Write the default constructor and the add_node and add_edge methods first. Ensure that when adding an edge, you update LocalInfo for the origin and destination nodes. When these work successfully, write the has_node, has_edge, and edge_value methods; also in_degree, out_degree, and degree. Now return to the commands that remove information from the graph: remove_edge is much simpler than remove_node, because removing a node requires removing any edge using that node, which means updating the LocalInfo for all nodes that are connected by an edge to the removed node. Then finish writing the commands: the clear, load and store methods. Next, write the copy constructor and all the remaining queries: most are just a single line of code, after the checking/throwing of an exception. Finally, write the =, ==, and != operators.

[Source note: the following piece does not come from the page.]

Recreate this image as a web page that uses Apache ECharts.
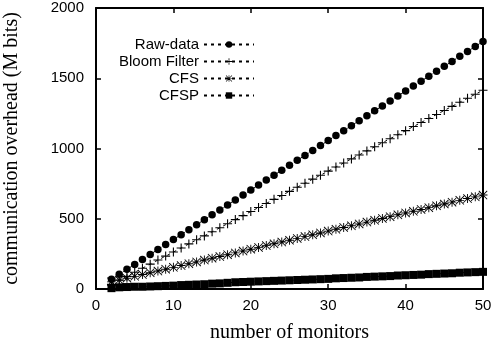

After you debug your code with the driver, try running the appropriate GoogleTest code. Again, this form of testing is useful only as you approach a finished solution. We will use the GoogleTest, and visual inspection, to grade this assignment. Important Note: You can put std::cout statements in the GoogleTest code (but don't accidentally remove any of the assertions, otherwise you won't be fully checking your code the way we will) while you are debugging your classes. All debugging std::cout should end in std::endl to flush the output stream: ensure the output it displayed before executing the next statement

In this GoogleTest I have commented-out a try-catch block surrounding the test; if you are having problems with code inside a test, uncomment this code and you might get some useful information.

Likewise, the easiest way to start testing/debugging the HeapAdjustableHashPriorityQueue classes is by using its driver program and checking that the invariant is correct; that is easy to do in the driver because it shows both the heap array and the map showing at what index each value is stored. After you debug your code with the driver, try running the appropriate GoogleTest code (see comments above).

The easiest way to start testing/debugging the Dijkstra algorithm is by embedding print statements (possibly controlled by a debugging boolean) that trace the progress of the algorithm, including printing each important data structure as the algorithm executes.